Marston devised the scenario of the ballet with Edward Kemp, a frequent collaborator of her, and Kemp also served as the dramaturg. She had no intention of exploring du Pré's private life, and wanted to focus on the "love and loss" between her with her cello, therefore the ballet is deliberately titled The Cellist. The ballet also explores "what it means to be an artist and find your voice" rather than "technical quality."

Like Dangerous Liaison, Marston chose to use a male dancer to personify the cello, and described the role as "the instrument, and music personified, and to some extent fate." The corps de ballet is used as "A Chorus of Narrators" and appears as the orchestra, the audience, friends, and MS symptoms which Marston said was "from an experiential rather than a scientific point of view," especially the "long period of anxiety" du Pré had before her diagnosis.

The music was a commissioned score by Philip Feeney, which incorporated some of the music du Pré was best known for. Originally, Elgar's Cello Concerto was not included, but Marston decided to include a scene with Barenboim conducting du Pré the concerto, which never happened. Upon Barenboim's approval, Feeney rewrote the score. In the final product, the Elgar concerto is featured prominently. At the premiere, solo cellist Hetty Snell performed in the orchestra pit.

The set was designed by Hildegard Bechtler and was inspired by the inside of a cello. Bregje van Balen, a former dancer, designed the costumes.

===Dancers===
In the original production, Lauren Cuthbertson was cast as du Pré (credited as "The Cellist). Marston had wanted to work with Cuthbertson since 2002, when a 17-year-old Cuthbertson stepped in last minute to dance the central role in a new Marston piece. Cuthbertson did in-depth research, studied cello and spoke to MS patients in preparation for the role.

Marcelino Sambé portrayed "The Instrument", and Marston commented, "His body is so supple, movement just bursts out of him. If you were going to personify music – that’s him." Barenboim ("The Conductor") was danced by Matthew Ball. Ball said playing Barenboim was "quite intimidating," and his portrayal was from "a slightly more innocent time."

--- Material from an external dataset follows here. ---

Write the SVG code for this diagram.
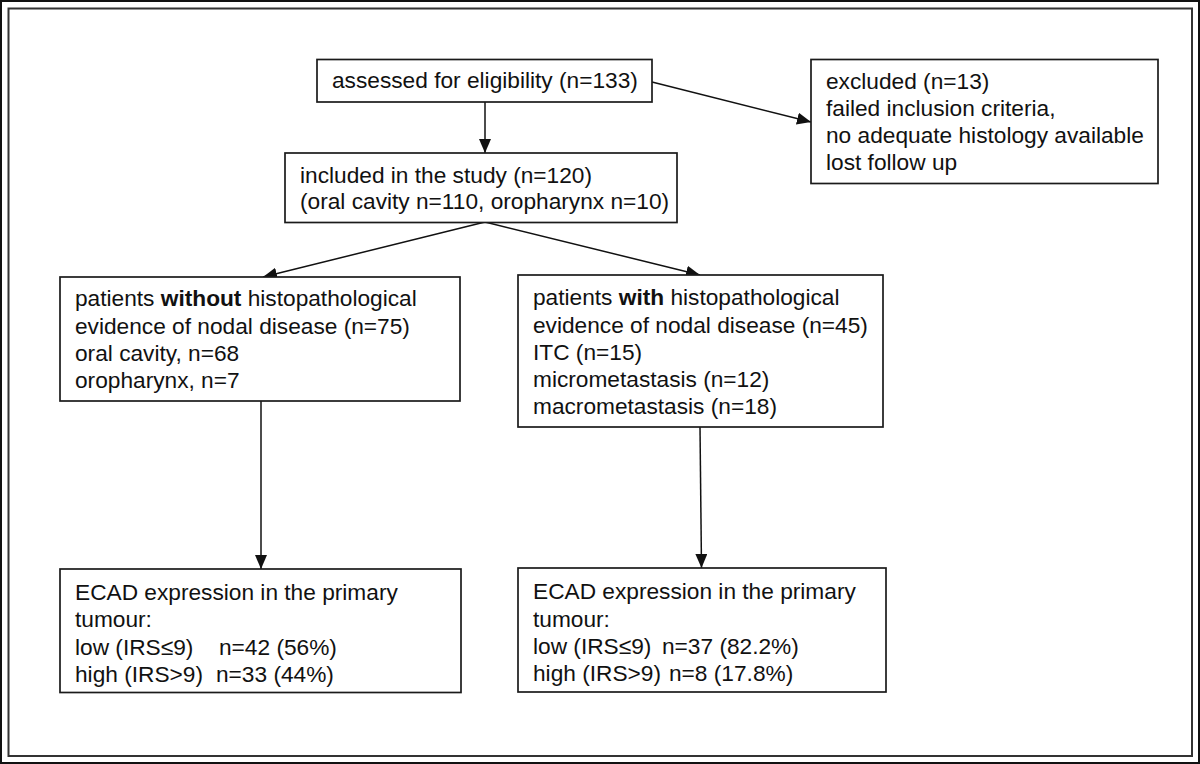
<svg xmlns="http://www.w3.org/2000/svg" width="1200" height="764" viewBox="0 0 1200 764">
<style>
.box{fill:#fff;stroke:#1a1a1a;stroke-width:1.7}
.t{font-family:"Liberation Sans",Arial,sans-serif;font-size:22.7px;fill:#111}
.b{font-weight:bold}
.c{stroke:#111;stroke-width:1.5;fill:none;marker-end:url(#ah)}
</style>
<defs>
<marker id="ah" markerUnits="userSpaceOnUse" markerWidth="14" markerHeight="12" viewBox="0 0 14 12" refX="14" refY="6" orient="auto">
<path d="M0,0 L14,6 L0,12 Z" fill="#111"/>
</marker>
</defs>
<rect x="0" y="0" width="1200" height="764" fill="#fff"/>
<rect x="1" y="1" width="1198" height="762" fill="none" stroke="#111" stroke-width="2"/>
<rect x="8.5" y="8.5" width="1183.5" height="747.5" fill="none" stroke="#333" stroke-width="2"/>
<g id="connectors">
<line class="c" x1="485" y1="102" x2="485" y2="153"/>
<line class="c" x1="652" y1="82" x2="811" y2="122"/>
<line class="c" x1="485" y1="222" x2="263" y2="277"/>
<line class="c" x1="485" y1="222" x2="700" y2="275"/>
<line class="c" x1="261" y1="401" x2="261" y2="569"/>
<line class="c" x1="700" y1="427" x2="701.5" y2="568"/>
</g>
<g id="assessed">
<rect class="box" x="317" y="59.5" width="335" height="42.5"/>
<text class="t" x="332" y="88">assessed for eligibility (n=133)</text>
</g>
<g id="excluded">
<rect class="box" x="811" y="59.5" width="347" height="124"/>
<text class="t" x="826" y="89">excluded (n=13)</text>
<text class="t" x="826" y="116">failed inclusion criteria,</text>
<text class="t" x="826" y="143">no adequate histology available</text>
<text class="t" x="826" y="169.5">lost follow up</text>
</g>
<g id="included">
<rect class="box" x="285" y="153" width="392" height="69.5"/>
<text class="t" x="300" y="183">included in the study (n=120)</text>
<text class="t" x="300" y="209">(oral cavity n=110, oropharynx n=10)</text>
</g>
<g id="without">
<rect class="box" x="60" y="277" width="400" height="124"/>
<text class="t" x="75" y="306">patients <tspan class="b">without</tspan> histopathological</text>
<text class="t" x="75" y="333.5">evidence of nodal disease (n=75)</text>
<text class="t" x="75" y="361">oral cavity, n=68</text>
<text class="t" x="75" y="388">oropharynx, n=7</text>
</g>
<g id="with">
<rect class="box" x="518" y="275" width="365" height="152"/>
<text class="t" x="533" y="305">patients <tspan class="b">with</tspan> histopathological</text>
<text class="t" x="533" y="332.5">evidence of nodal disease (n=45)</text>
<text class="t" x="533" y="360">ITC (n=15)</text>
<text class="t" x="533" y="387">micrometastasis (n=12)</text>
<text class="t" x="533" y="414">macrometastasis (n=18)</text>
</g>
<g id="ecad-without">
<rect class="box" x="60" y="569" width="401" height="123.5"/>
<text class="t" x="75" y="600">ECAD expression in the primary</text>
<text class="t" x="75" y="627">tumour:</text>
<text class="t" x="75" y="655">low (IRS≤9)<tspan x="219">n=42 (56%)</tspan></text>
<text class="t" x="75" y="682">high (IRS&gt;9)<tspan x="216">n=33 (44%)</tspan></text>
</g>
<g id="ecad-with">
<rect class="box" x="518" y="568" width="368" height="124"/>
<text class="t" x="533" y="599">ECAD expression in the primary</text>
<text class="t" x="533" y="626.5">tumour:</text>
<text class="t" x="533" y="654">low (IRS≤9)<tspan x="662">n=37 (82.2%)</tspan></text>
<text class="t" x="533" y="681">high (IRS&gt;9)<tspan x="669">n=8 (17.8%)</tspan></text>
</g>
</svg>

Other dancers who had performed at the premiere included Royal Ballet School student Emma Lucano as the young cellist, Thomas Whitehead as her father, Kristen McNally as her mother, Anna Rose O'Sullivan as her sister, and Gary Avis as a teacher. The second cast include Beatriz Stix-Brunell as the Cellist, Calvin Richardson as the Instrument and Ball as the Conductor.

==Critical reception==
The Cellist received positive to mixed reviews. In a five-star review, The Telegraphs Mark Monahan wrote, "Magical, supremely romantic (Romantic, even), and stirring right from the start, The Cellist – co-created with dramaturg Edward Kemp – is a supreme case in point." Lyndsey Winship of The Guardian gave it four stars, and commented, "The Cellist is most effective as a portrait of a woman’s deep love affair with music." Will Gompertz of the BBC also gave it four stars and called it "beautiful". The Timess Debra Craine gave it three stars and was more critical: "too long and sags in the middle," while the Evening Standards Emma Byrne commented that the corps de ballet was "cluttered, distracting – and unnecessarily busy."

==Accolades==

Year: Award; Category; Recipients and nominees; Result; Ref.
2021: National Dance Awards; Best Classical Choreography; Cathy Marston; Won
Outstanding Female Classical Performance: Lauren Cuthbertson; Won
Beatriz Stix-Brunell: Nominated
Outstanding Male Classical Performance: Marcelino Sambé; Won

==Videography==
A performance on 25 February 2020 was relayed in cinemas. In June that year, in response to the impact of the 2019–20 coronavirus pandemic on the performing arts, the Royal Opera House released the footage of the full ballet online.